Все лихорадочно принялись за дело. И тут же сверху на скопление людей обрушились два «мессершмита». Все бросились врассыпную. Ударили крупнокалиберные спаренные пулеметы, и, как брызги крупных капель грозового летнего дождя, на мое лицо полетели щепки от бревен, наваленных на груди. Я закрыл глаза. Второй истребитель вслед за первым ударил по другой цели. Они еще только начали выходить из пике, как возле меня опять оказался Волошин. Увидел меня, крикнул: «Он жив!» – и стал помогать солдатам вытаскивать меня из-под бревен. Положили на снег в сторонке, возле дерева.
Один из солдат бросился ко мне:
– Его надо перевязать. Он ранен!
Верхняя часть моего маскхалата была в крови. Волошин размышлял, оценивая обстановку. И тут же решительно приказал:
– Не надо! Пока будете его раздевать и перевязывать, одевать, за это время можно донести до ПМП!
Меня положили на плащ-палатку. Командир одного из орудий уже успел откопать в разбитом блиндаже мой планшет и полевую сумку. Прибежал и положил их мне на грудь.
– Вот, товарищ лейтенант, еле нашел.
Он хотел мне в последний момент сделать что-то приятное, личное. Предметы снаряжения на фронте ценились очень высоко, фотографии и письма, которые у меня лежали в полевой сумке, вообще берегли как зеницу ока. Я лежал недвижим, продолжая жить, однако, кипевшим вокруг боем. В планшете были записи целей, данные о поступлении снарядов, списки. Я попросил его передать их Волошину, который уже носился где-то по батарее. Полевую сумку отдал командиру орудия на память. Я говорил. Хорошо это помню.
Наступила минута расставания с друзьями, со своими солдатами. Я чувствовал себя как будто виноватым перед ними в том, что мне предстоит их покинуть в такой момент. Вместе было пройдено столько испытаний, столько трудностей. Я понимал, что у оставшихся их будет еще больше впереди. Ведь мне предстояло отправиться в госпиталь, что в тех условиях было равноценно дарованию жизни. Я был готов провалиться сквозь землю, и у меня как-то не укладывалось в сознании, что они останутся вот здесь в этом пекле, а я буду далеко в тылу.

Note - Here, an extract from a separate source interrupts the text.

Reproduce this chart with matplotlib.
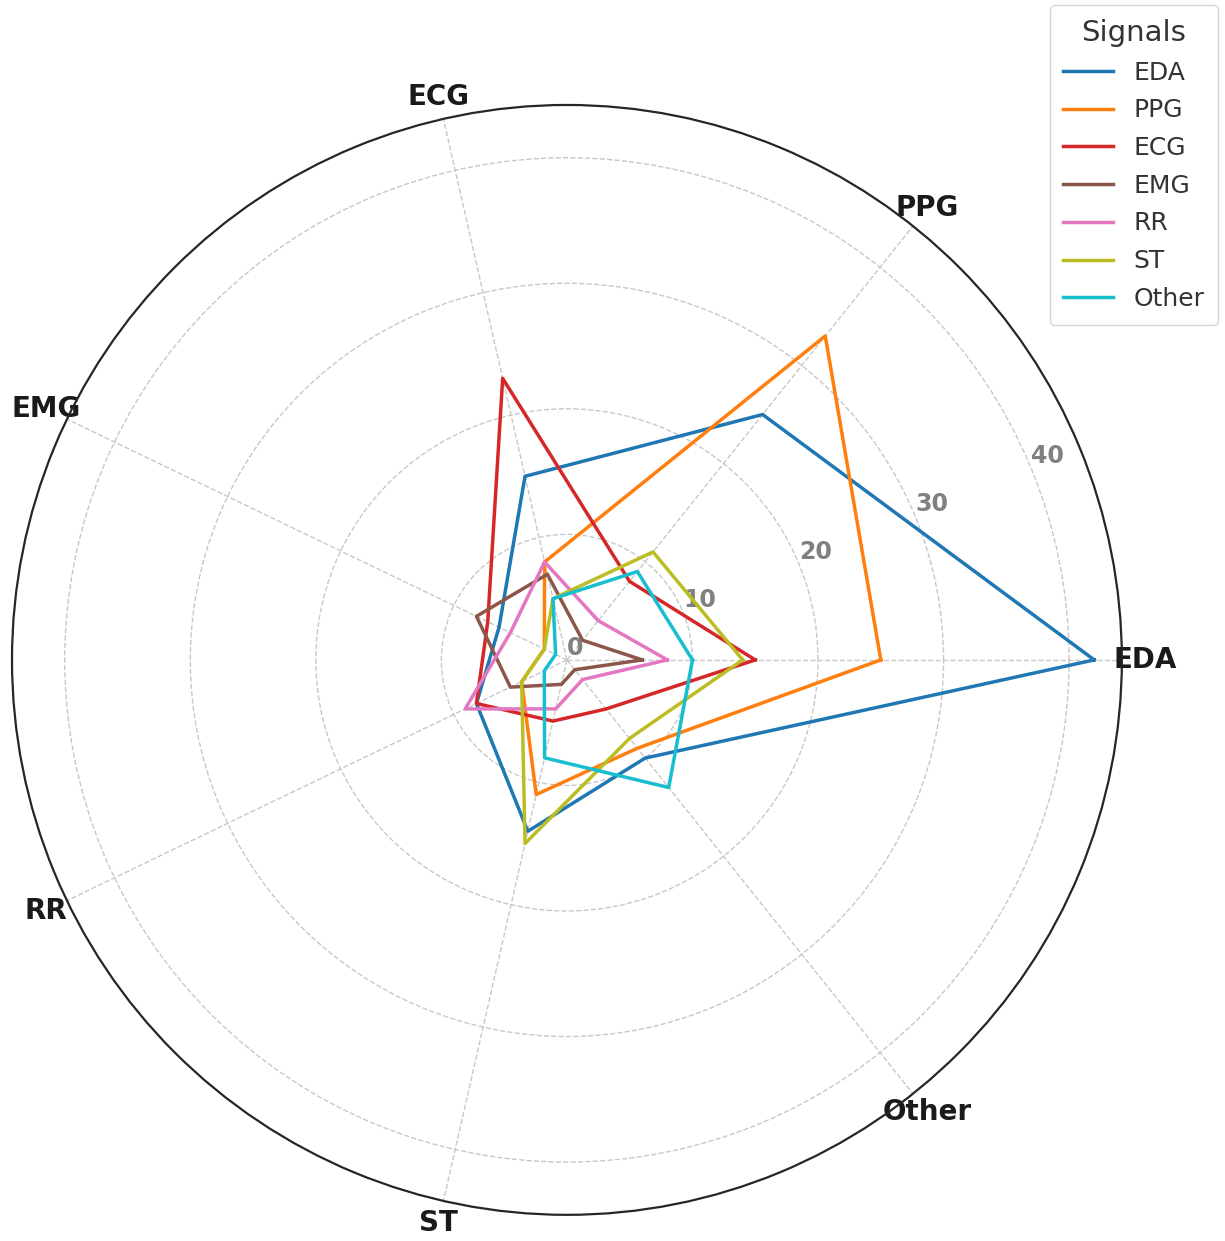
import numpy as np
import matplotlib.pyplot as plt

# co-occurrence counts between signal types
signals = ['EDA', 'PPG', 'ECG', 'EMG', 'RR', 'ST', 'Other']
eda   = [42, 25, 15, 6, 8, 14, 10]
ppg   = [25, 33, 8, 2, 4, 11, 9]
ecg   = [15, 8, 23, 7, 8, 5, 5]
emg   = [6, 2, 7, 8, 5, 2, 1]
rr    = [8, 4, 8, 5, 9, 4, 2]
st    = [14, 11, 5, 2, 4, 15, 8]
other = [10, 9, 5, 1, 2, 8, 13]
series = [eda, ppg, ecg, emg, rr, st, other]
colors = ['#1f77b4', '#ff7f0e', '#d62728', '#8c564b', '#e377c2', '#bcbd22', '#17becf']

n = len(signals)
angles = np.linspace(0, 2 * np.pi, n, endpoint=False).tolist()
angles += angles[:1]

fig = plt.figure(figsize=(12.25, 12.41), dpi=100)
ax = fig.add_axes([0.0098, 0.021, 0.906, 0.8945], polar=True)

for name, vals, c in zip(signals, series, colors):
    v = vals + vals[:1]
    ax.plot(angles, v, color=c, linewidth=2.5, label=name)

ax.set_ylim(0, 44.2)
ax.set_xticks(angles[:-1])
ax.set_xticklabels(signals, fontsize=20, fontweight='bold', color='#1a1a1a')
ax.tick_params(axis='x', pad=6)
ax.set_yticks([0, 10, 20, 30, 40])
ax.set_yticklabels(['0', '10', '20', '30', '40'], fontsize=17, fontweight='bold', color='gray')
ax.set_rlabel_position(22.5)
ax.grid(True, linestyle='--', color='#c8c8c8', linewidth=1)
ax.spines['polar'].set_color('#262626')
ax.spines['polar'].set_linewidth(1.6)

leg = fig.legend(loc='upper right', bbox_to_anchor=(1218 / 1225, 1 - 5 / 1241),
                 borderaxespad=0, title='Signals', fontsize=18, title_fontsize=21,
                 frameon=True, handlelength=2.0, labelspacing=0.55, borderpad=0.55)
for t in leg.get_texts():
    t.set_color('#333333')
leg.get_title().set_color('#333333')
leg.get_frame().set_edgecolor('#cccccc')

fig.savefig('out.png', dpi=100)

В это время прозвучала команда Волошина: «К орудиям! По местам!» Солдаты и сержанты, стоявшие возле меня и пробегавшие мимо, прощались на ходу.
– После госпиталя возвращайтесь к нам! Ну, ты теперь отвоевался навсегда. Пока!
– Не забывайте нас. Прощайте!
– Пока! Нам еще до Германии носом землю пахать.
Подбежал Волошин. Солдатам приказал:
– Нести быстро. Взять два карабина. Чтобы мигом были обратно здесь!
– Глянул на меня: – Ничего, отремонтируют. Ну, будь здоров! Пиши, где будешь.
Два солдата, взявшись за концы плащ-палатки, понесли меня ускоренным шагом в полковой пункт медицинской помощи. Наша батарея уже опять повела ураганный огонь.
Меня занесли в медпункт – приземистый деревянный сруб с крохотным столиком внутри и деревянными нарами вдоль одной из стен. Тут же вошел врач и спросил: «Откуда? Чем его?» Приказал посадить меня на стул, разрезать и снять маскировочный халат, а сам сел за столик и стал быстро заполнять историю болезни. Потом подошел и стал внимательно оглядывать со всех сторон полушубок. Диагноз был поставлен сразу: «Полушубок цел.
Он тяжело контужен. Положите его на нары».
Солдат удивился.
– Должна быть дырка, ведь кровь.
– Это из горла, носа и ушей, – врач быстро писал в историю болезни фамилию, полк и диагноз.
По всему телу я стал ощущать тысячи игл, все более и более впивавшихся в меня, нарастающие боли в разных местах позвоночника. Во рту пересохло, и очень хотелось пить.
Каждая клетка моего тела среагировала только сейчас на ужасную травму. Я подумал, что лучше умереть, чем испытывать такие муки. Но врач сказал, что надо терпеть, реакция постепенно пройдет.
Вскоре я или уснул или потерял сознание…
Четыре месяца я находился на излечении в тыловом госпитале. После выписки был направлен на фронт, снова в район Мясного Бора, в тот же 127-й артполк, который за успешные бои по освобождению Тихвина получил наименование Шестого гвардейского.